Problem to solve:
The lines to extract run from the start of the records through the line with "from matplotlib.patches import Rectangle", both ends included; drop the pictures.

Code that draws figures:
- - - -

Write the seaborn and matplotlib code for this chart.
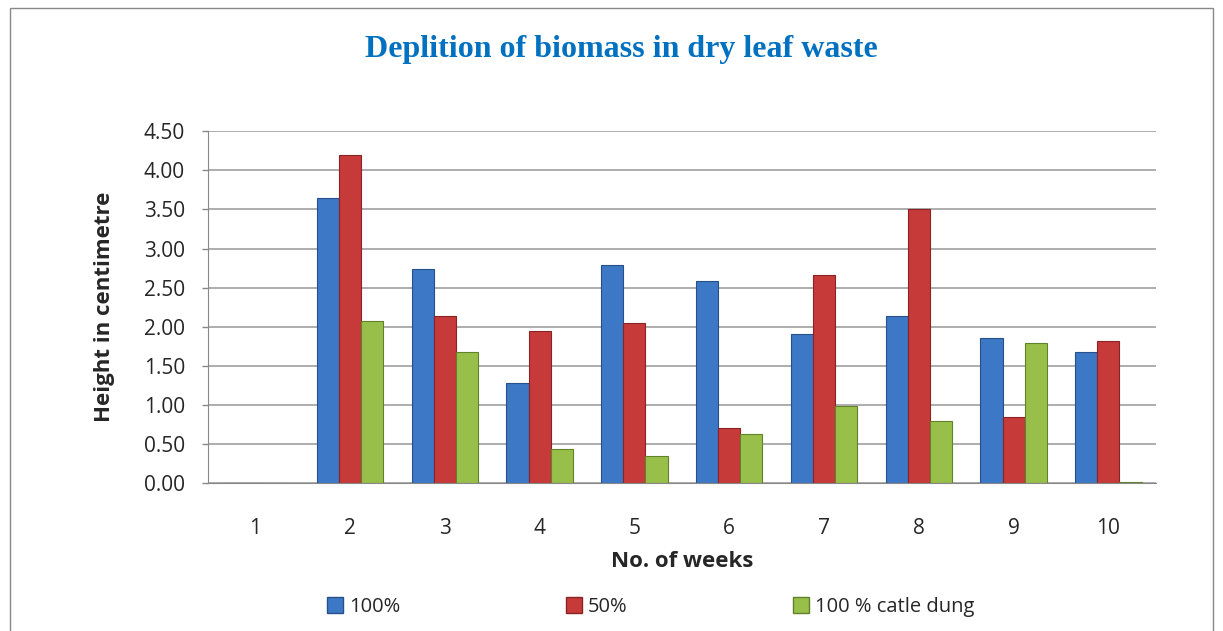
import pandas as pd
import numpy as np
import matplotlib
matplotlib.use("Agg")
import matplotlib.pyplot as plt
import seaborn as sns
from matplotlib.patches import Rectangle

weeks = ["1", "2", "3", "4", "5", "6", "7", "8", "9", "10"]
full_100 = [0.0, 3.64, 2.74, 1.28, 2.79, 2.58, 1.91, 2.14, 1.85, 1.68]
half_50 = [0.0, 4.20, 2.14, 1.95, 2.05, 0.71, 2.66, 3.51, 0.84, 1.82]
catle_dung = [0.0, 2.07, 1.68, 0.43, 0.35, 0.63, 0.99, 0.79, 1.79, 0.01]
series_names = ["100%", "50%", "100 % catle dung"]
colors = ["#3d78c6", "#c63a3a", "#98bf4a"]
edges = ["#25508a", "#8a2424", "#62822a"]

df = pd.DataFrame({"week": weeks * 3,
                   "value": full_100 + half_50 + catle_dung,
                   "series": np.repeat(series_names, len(weeks))})

sns.set_style("white")
plt.rcParams['font.family'] = ['Open Sans', 'DejaVu Sans']

fig = plt.figure(figsize=(12.23, 6.31), dpi=100)
ax = fig.add_axes([0.170, 0.2345, 0.775, 0.5575])

sns.barplot(data=df, x="week", y="value", hue="series", order=weeks,
            hue_order=series_names, palette=colors, width=0.7,
            saturation=1, ax=ax, legend=False)

# darker outlines per series
for cont, ec in zip(ax.containers, edges):
    for bar in cont:
        bar.set_edgecolor(ec)
        bar.set_linewidth(0.8)

ax.set_ylim(0, 4.5)
ax.set_xlim(-0.5, 9.5)
yt = np.arange(0, 4.51, 0.5)
ax.set_yticks(yt)
ax.set_yticklabels([f"{v:.2f}" for v in yt], fontsize=15)
ax.tick_params(axis='x', labelsize=15, length=0, pad=25)
ax.tick_params(axis='y', length=4.5, width=1, color="#888888", left=True, pad=12)
ax.yaxis.grid(True, color="#a0a0a0", linewidth=1.2)
ax.set_axisbelow(True)
for s in ["top", "right"]:
    ax.spines[s].set_visible(False)
ax.spines["left"].set_color("#888888")
ax.spines["bottom"].set_color("#888888")

ax.set_xlabel("No. of weeks", fontsize=16, fontweight="bold", va="center")
ax.xaxis.set_label_coords(0.5, -0.222)
ax.set_ylabel("Height in centimetre", fontsize=16, fontweight="bold", va="center")
ax.yaxis.set_label_coords(-0.109, 0.5)

fig.text(0.508, 0.922, "Deplition of biomass in dry leaf waste", ha="center", va="center",
         fontsize=23, fontweight="bold", color="#0070c0", family="Liberation Serif")

handles = [Rectangle((0, 0), 1, 1, facecolor=c, edgecolor=e) for c, e in zip(colors, edges)]
fig.legend(handles, series_names, loc="center", bbox_to_anchor=(0.532, 0.038), ncol=3,
           frameon=False, fontsize=14.5, handlelength=0.8, handleheight=0.8,
           handletextpad=0.3, columnspacing=8.2)

# outer chart frame
fig.patches.append(Rectangle((0.008, -0.05), 0.984, 1.037, transform=fig.transFigure,
                             fill=False, edgecolor="#888888", linewidth=1))

fig.savefig("out.png", dpi=100)
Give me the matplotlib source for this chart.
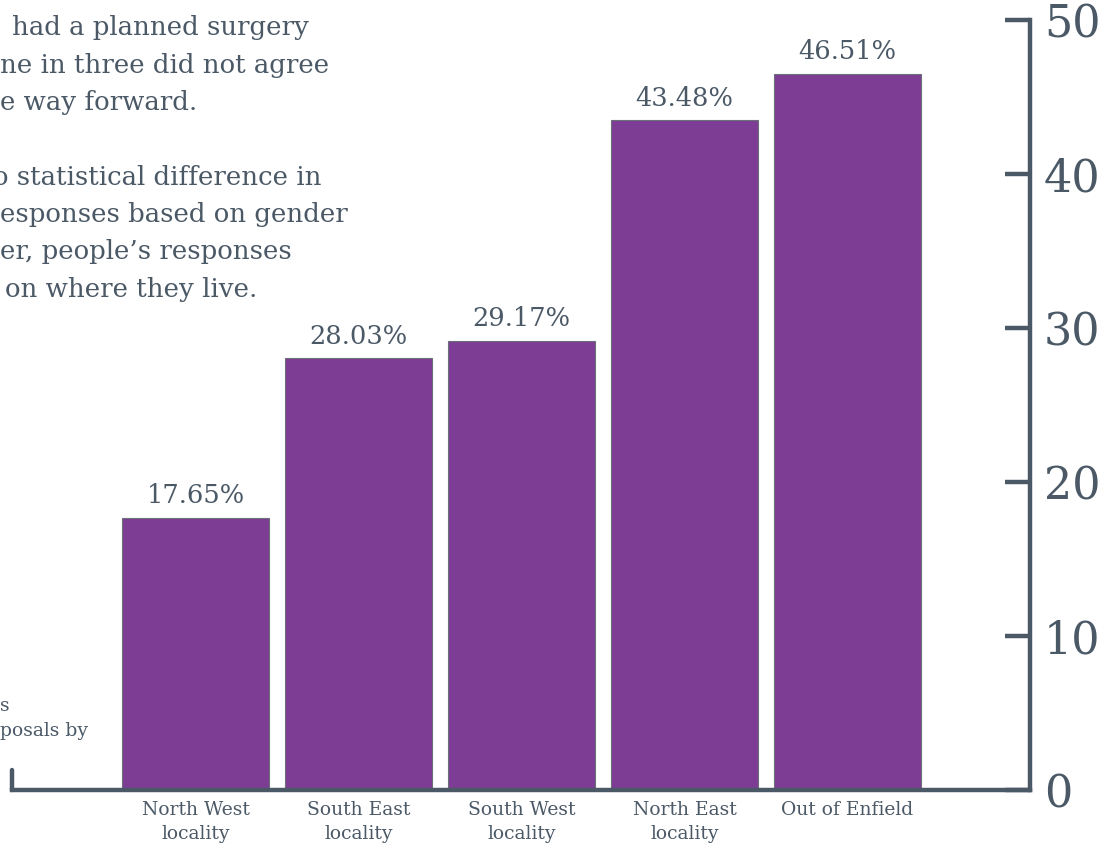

- - - -

Answer to the task:
Write the seaborn and matplotlib code for this chart.
import pandas as pd
import numpy as np
import matplotlib
matplotlib.use("Agg")
import matplotlib.pyplot as plt
import seaborn as sns
from matplotlib.patches import Rectangle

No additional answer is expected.